Postby StevieGirl » Wed Apr 13, 2016 4:43 pm

Going through the same thing right now.

My boyfriend is moving in with me in 2 months, and I'm absolutely freaking out about it. Our relationship is up and down, too. Mostly downs as of late (I'm back on medication and adjusting.) I'm having a lot of doubts and wondering how much of it is true doubt and how much of it is my borderline just exaggerating it.

This guy I've never met but lives in my hometown and graduated a couple years before me started texting me about music and cats. He's not into me, at least not emotionally - I think he probably just hooks up with girls. He seems a little cocky. But still, I've had thoughts a few times about, "what would it be like if I left my boyfriend and saw someone else?" It's usually something different that allows me to stray away from that thought, but it's still there sometimes, and that can be a little unnerving.

I think, to a certain degree, it is normal. After such a long relationship and right before you're making such a life-changing commitment, I can see how you would be feeling this way.

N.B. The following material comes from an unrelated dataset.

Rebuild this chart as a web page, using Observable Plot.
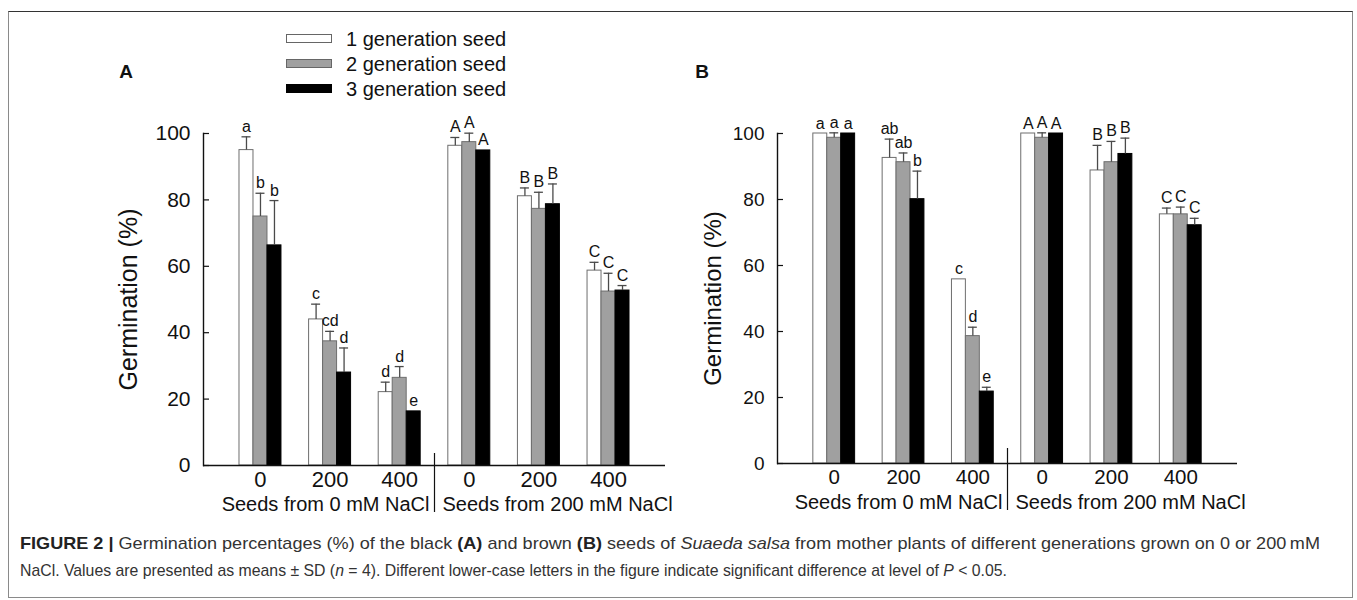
<!DOCTYPE html>
<html>
<head>
<meta charset="utf-8">
<script src="https://cdn.jsdelivr.net/npm/d3@7"></script>
<script src="https://cdn.jsdelivr.net/npm/@observablehq/plot@0.6"></script>
<style>
  body { margin: 0; background: #fff; font-family: "Liberation Sans", Arial, sans-serif; }
  #fig { position: relative; width: 1357px; height: 600px; overflow: hidden; background: #fff; }
  #border { position: absolute; left: 8px; top: 11px; width: 1345px; height: 587px; border: 1px solid #8a8a8a; border-top-color: #333; box-sizing: border-box; }
  .chart { position: absolute; top: 0; }
  .plabel { position: absolute; font-weight: bold; font-size: 19px; color: #111; transform: translate(-50%, -50%); }
  .legend { position: absolute; left: 286px; top: 26px; }
  .lrow { position: relative; height: 25px; display: flex; align-items: center; }
  .sw { width: 46px; height: 9px; box-sizing: border-box; border: 1px solid #666; margin-right: 14px; }
  .ltxt { font-size: 20px; color: #111; line-height: 20px; }
  .cap { position: absolute; left: 20px; font-family: "Liberation Sans Narrow", "Liberation Sans", Arial, sans-serif; font-size: 17px; color: #333; white-space: nowrap; transform-origin: 0 50%; }
  .cap b { color: #222; }
</style>
</head>
<body>
<div id="fig">
  <div id="border"></div>
  <div id="chartA" class="chart" style="left:0px"></div>
  <div id="chartB" class="chart" style="left:680px"></div>
  <div class="plabel" style="left:126px; top:72px">A</div>
  <div class="plabel" style="left:702px; top:72px">B</div>
  <div class="legend" id="legend"></div>
  <div class="cap" id="cap1" style="top:534px"><b>FIGURE 2 |</b> Germination percentages (%) of the black <b>(A)</b> and brown <b>(B)</b> seeds of <i>Suaeda salsa</i> from mother plants of different generations grown on 0 or 200&#8201;mM</div>
  <div class="cap" id="cap2" style="top:561px">NaCl. Values are presented as means ± SD (<i>n</i> = 4). Different lower-case letters in the figure indicate significant difference at level of <i>P</i> &lt; 0.05.</div>
</div>
<script>
// ---------- data ----------
const groupKeys = ["L0", "L200", "L400", "R0", "R200", "R400"];
const groupLabels = ["0", "200", "400", "0", "200", "400"];
const sourceLabels = ["Seeds from 0 mM NaCl", "Seeds from 200 mM NaCl"];
const seriesNames = ["1 generation seed", "2 generation seed", "3 generation seed"];
const yTicks = [0, 20, 40, 60, 80, 100];
const yTitle = "Germination (%)";

// Panel A (black seeds)
const aGen1 = [95.0, 44.0, 22.1, 96.3, 81.1, 58.7];
const aGen1Sd = [4.0, 4.6, 3.0, 2.5, 2.5, 2.5];
const aGen1Letters = ["a", "c", "d", "A", "B", "C"];
const aGen2 = [75.0, 37.4, 26.4, 97.4, 77.3, 52.4];
const aGen2Sd = [7.0, 3.0, 3.4, 2.7, 5.0, 5.5];
const aGen2Letters = ["b", "cd", "d", "A", "B", "C"];
const aGen3 = [66.3, 28.0, 16.3, 94.9, 78.7, 52.7];
const aGen3Sd = [13.5, 7.4, 0, 0, 6.1, 1.5];
const aGen3Letters = ["b", "d", "e", "A", "B", "C"];

// Panel B (brown seeds)
const bGen1 = [100, 92.6, 55.8, 100, 88.8, 75.5];
const bGen1Sd = [0, 5.7, 0, 0, 7.6, 1.9];
const bGen1Letters = ["a", "ab", "c", "A", "B", "C"];
const bGen2 = [98.7, 91.3, 38.6, 98.7, 91.3, 75.5];
const bGen2Sd = [1.5, 2.8, 2.7, 1.5, 6.3, 2.2];
const bGen2Letters = ["a", "ab", "d", "A", "B", "C"];
const bGen3 = [100, 80.1, 21.8, 100, 93.8, 72.2];
const bGen3Sd = [0, 8.5, 1.3, 0, 4.8, 2.1];
const bGen3Letters = ["a", "b", "e", "A", "B", "C"];

// ---------- styles ----------
const fills = ["#ffffff", "#a0a0a0", "#000000"];
const strokes = ["#6e6e6e", "#6e6e6e", "#000000"];
const labelOf = Object.fromEntries(groupKeys.map((k, i) => [k, groupLabels[i]]));

function buildRows(vals, sds, letters) {
  const rows = [];
  seriesNames.forEach((s, si) => {
    groupKeys.forEach((k, gi) => {
      rows.push({series: s, key: k, value: vals[si][gi], sd: sds[si][gi], letter: letters[si][gi]});
    });
  });
  return rows;
}
const rowsA = buildRows([aGen1, aGen2, aGen3], [aGen1Sd, aGen2Sd, aGen3Sd], [aGen1Letters, aGen2Letters, aGen3Letters]);
const rowsB = buildRows([bGen1, bGen2, bGen3], [bGen1Sd, bGen2Sd, bGen3Sd], [bGen1Letters, bGen2Letters, bGen3Letters]);

function panel(rows, o) {
  const n = groupKeys.length;
  const pIn = 0.799, pOut = 0.718;
  const plotW = o.width - o.marginLeft - o.marginRight;
  const step = plotW / (n - pIn + 2 * pOut);
  const bw = step * (1 - pIn);
  const marks = [];
  seriesNames.forEach((s, i) => {
    const d = rows.filter(r => r.series === s);
    const e = d.filter(r => r.sd > 0);
    const dx = (i - 1) * bw;
    marks.push(Plot.barY(d, {x: "key", y: "value", fill: fills[i], stroke: strokes[i], strokeWidth: 1, dx}));
    marks.push(Plot.ruleX(e, {x: "key", y1: "value", y2: r => r.value + r.sd, dx, stroke: "#4a4a4a", strokeWidth: 1.3}));
    marks.push(Plot.tickY(e, {x: "key", y: r => r.value + r.sd, dx, stroke: "#4a4a4a", strokeWidth: 1.3, insetLeft: 2.5, insetRight: 2.5}));
    marks.push(Plot.text(d, {x: "key", y: r => r.value + r.sd, text: "letter", dx, dy: -5, lineAnchor: "bottom", fontSize: o.letterFont, fill: "#111"}));
  });
  return Plot.plot({
    width: o.width,
    height: o.height,
    marginLeft: o.marginLeft,
    marginRight: o.marginRight,
    marginTop: o.marginTop,
    marginBottom: o.marginBottom,
    style: {fontFamily: '"Liberation Sans", Arial, sans-serif', fontSize: "20px", color: "#111", background: "none", overflow: "visible"},
    x: {type: "band", domain: groupKeys, paddingInner: pIn, paddingOuter: pOut, round: false},
    y: {domain: [0, 100]},
    marks: [
      ...marks,
      Plot.ruleY([0], {stroke: "#111", strokeWidth: 1.4}),
      Plot.frame({anchor: "left", stroke: "#111", strokeWidth: 1.4}),
      Plot.axisY(yTicks, {tickSize: -6, fill: "none", label: null, stroke: "#111", strokeWidth: 1.2}),
      Plot.axisY(yTicks, {tickSize: 0, tickPadding: 13, fontSize: o.yFont, label: null, fill: "#111"}),
      Plot.axisX({tickSize: 0, tickPadding: 6, fontSize: o.xFont, tickFormat: k => labelOf[k], label: null, fill: "#111"}),
      Plot.ruleX([groupKeys[2]], {x: d => d, dx: step / 2, insetTop: o.sepTop, insetBottom: -47, stroke: "#111", strokeWidth: 1.2}),
      Plot.text([sourceLabels[0]], {x: () => groupKeys[2], frameAnchor: "bottom", dx: step / 2 - 5, dy: 45, textAnchor: "end", lineAnchor: "bottom", fontSize: o.srcFont, fill: "#111"}),
      Plot.text([sourceLabels[1]], {x: () => groupKeys[3], frameAnchor: "bottom", dx: -step / 2 + 8, dy: 45, textAnchor: "start", lineAnchor: "bottom", fontSize: o.srcFont, fill: "#111"}),
      Plot.text([yTitle], {frameAnchor: "left", rotate: -90, dx: -o.titleOffset, lineAnchor: "middle", textAnchor: "middle", fontSize: o.titleFont, fill: "#111"})
    ]
  });
}

document.getElementById("chartA").append(panel(rowsA, {
  width: 680, height: 520, marginLeft: 203, marginRight: 15, marginTop: 133, marginBottom: 55,
  letterFont: 16, yFont: 21, xFont: 22, srcFont: 20, titleFont: 25, titleOffset: 75, sepTop: 320
}));
document.getElementById("chartB").append(panel(rowsB, {
  width: 577, height: 520, marginLeft: 97, marginRight: 20, marginTop: 133, marginBottom: 57,
  letterFont: 16, yFont: 19, xFont: 20.5, srcFont: 20, titleFont: 24, titleOffset: 64, sepTop: 315
}));

// legend
const legend = document.getElementById("legend");
seriesNames.forEach((s, i) => {
  const row = document.createElement("div");
  row.className = "lrow";
  const sw = document.createElement("div");
  sw.className = "sw";
  sw.style.background = fills[i];
  sw.style.borderColor = i === 2 ? "#000" : "#666";
  const t = document.createElement("span");
  t.className = "ltxt";
  t.textContent = s;
  row.append(sw, t);
  legend.append(row);
});

// caption width fit (condensed look)
const c1 = document.getElementById("cap1"), c2 = document.getElementById("cap2");
c1.style.transform = `scaleX(${1300 / c1.getBoundingClientRect().width})`;
c2.style.transform = `scaleX(${987 / c2.getBoundingClientRect().width})`;
</script>
</body>
</html>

If you love him, I say go for it. If you genuinely feel like you want to act on those feelings of attraction to another person, don't. I got messed up with an ex about three months into my current relationship, things happened, and all of a sudden for the first time in my life I was labeled a cheater, something I said I would never do and never wanted to, it disgusts me. But it wasn't about attraction, or not being emotionally connected to my boyfriend. I got stuck in a really strange situation with this ex, and felt the only way out of it (out of fear of being hurt if I said no) was to just get it over with. I told my boyfriend, and it hurt him really bad, but he understood. And now I know that I don't ever, ever, ever want to be with someone else physically and sexually.

I guess it's really your call. That can be scary, I know. Just try to think about the consequences/effects of either action. And try to be open with him, too. That usually helps overcome some of the doubt.